There’s another sense in which fairness is important. If AlphaStar’s sophistication was the result of DeepMind throwing money and computing power at only minorly improved algorithms, the achievement would be less impressive. Naturally, the team was keen to reassure me this wasn’t the case. Researcher David Silver told me they’ve been working on the project for roughly two years, and compared the project’s scope to other Google projects like AlphaGo and AlphaZero.

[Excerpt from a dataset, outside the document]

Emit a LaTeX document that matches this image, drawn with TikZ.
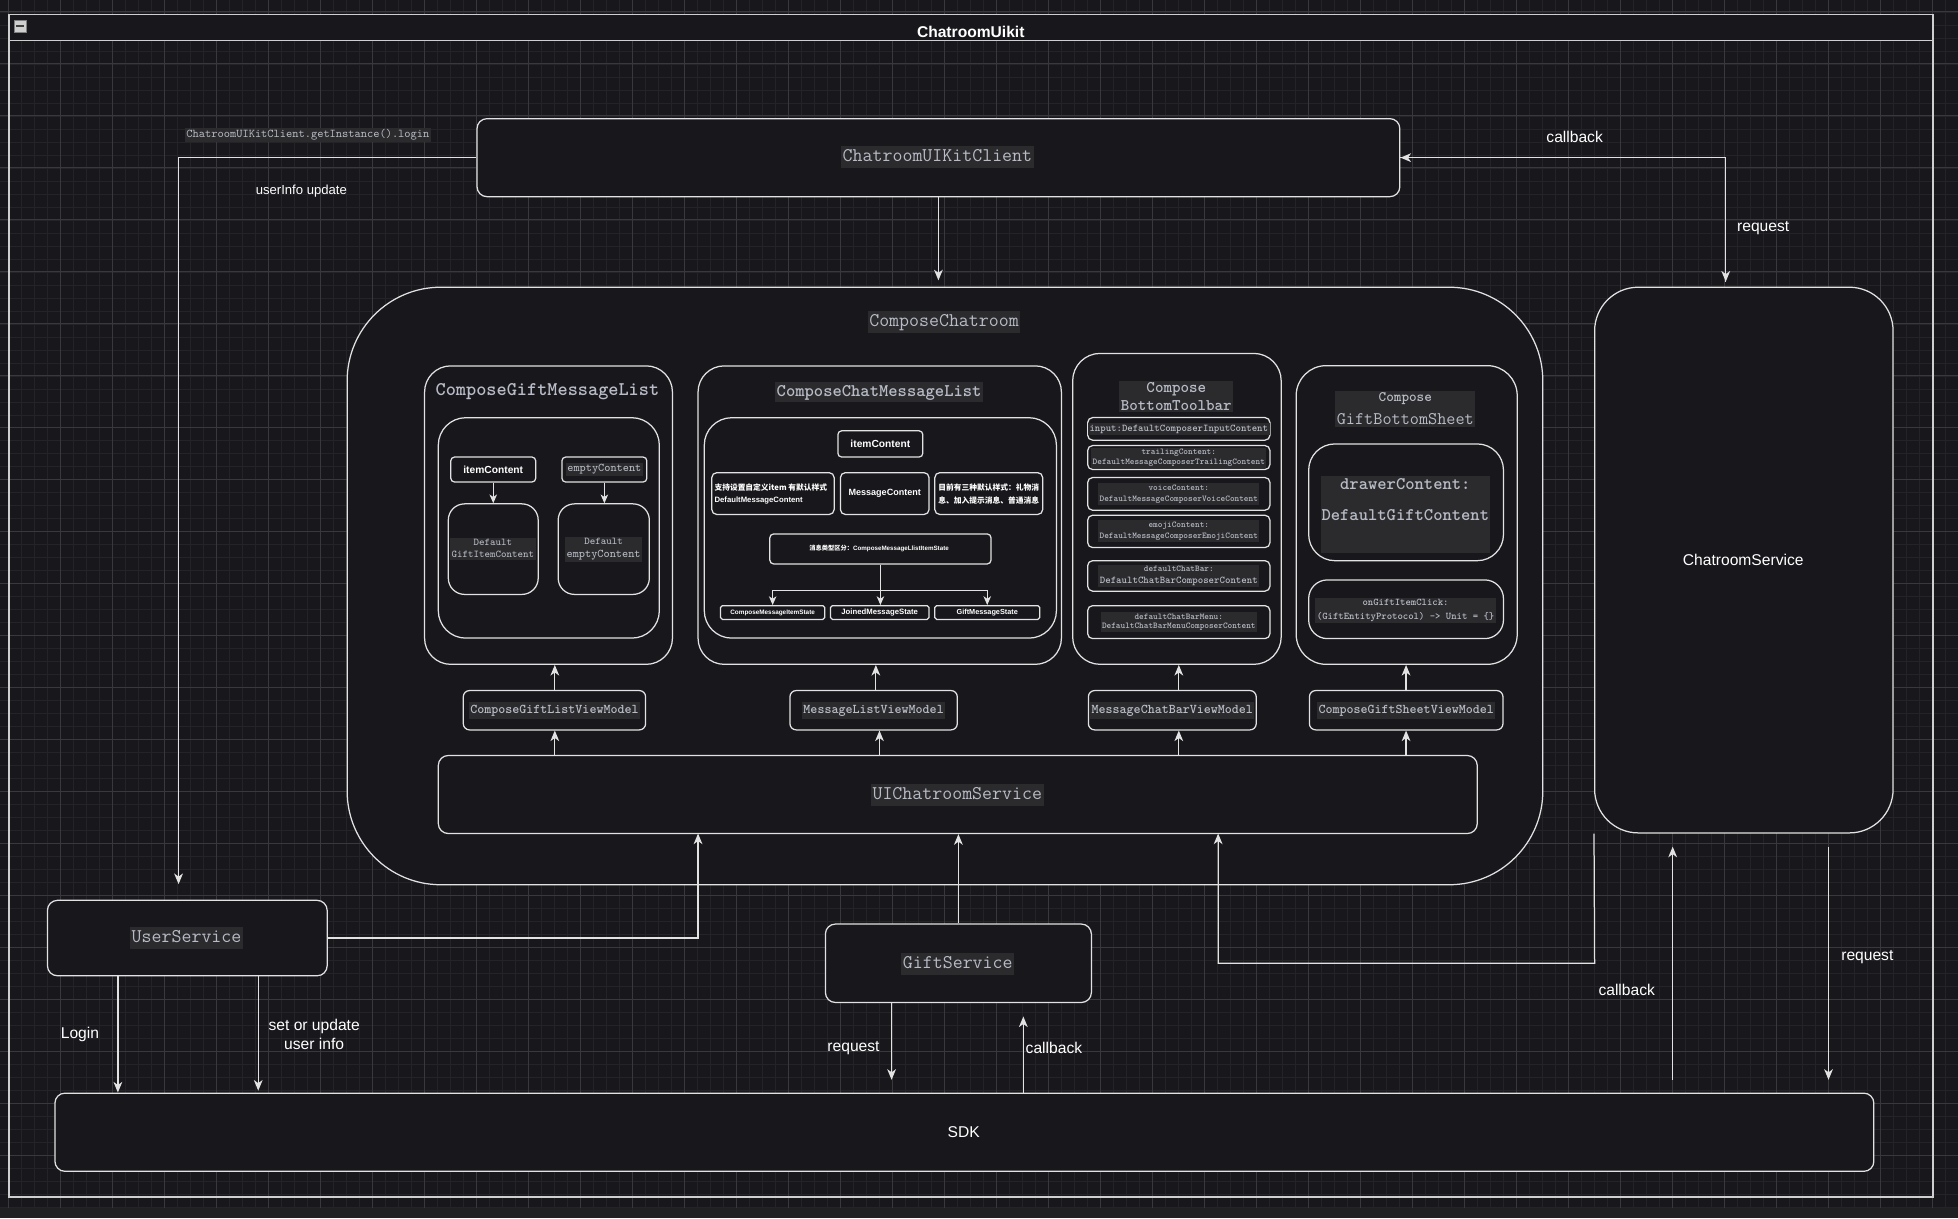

Vinyals told me they used the same computing resources that many people in academic institutions use to “train image models and so on”, and Silver claimed that an academic institution could probably mirror their results “if they used their resources effectively”. He told me I could work out the total financial cost from the information in the paper, but that he doesn’t think it would come to “a shocking number.” Vinyals estimated that they’ve used this hardware to let AlphaStar play for the equivalent of roughly 200 human years, a figure he compared favourably to the thousands or millions of years that would technically be possible.
Both me and AI wizard Mike Cook, who graciously let me pick his brains for this article, think much of the accomplishment’s significance rests on how much can be attributed to money and how much to ingenuity. Silver told me that the question Deep Mind are ultimately pursuing is “can we acquire the level of intelligence and general learning capabilities that humans have”, and that they “want to start in the context of games to be able to demonstrate that.”
There’s the rub. This is an impressive demonstration of how an organisation with large resources can create an AI that beats 99.85% of humans at StarCraft, crucially by playing in a similar way to them. To what extent that constitutes a step towards general intelligence is a question that’s beyond the scope of this article. All I’ll do for now is ask it.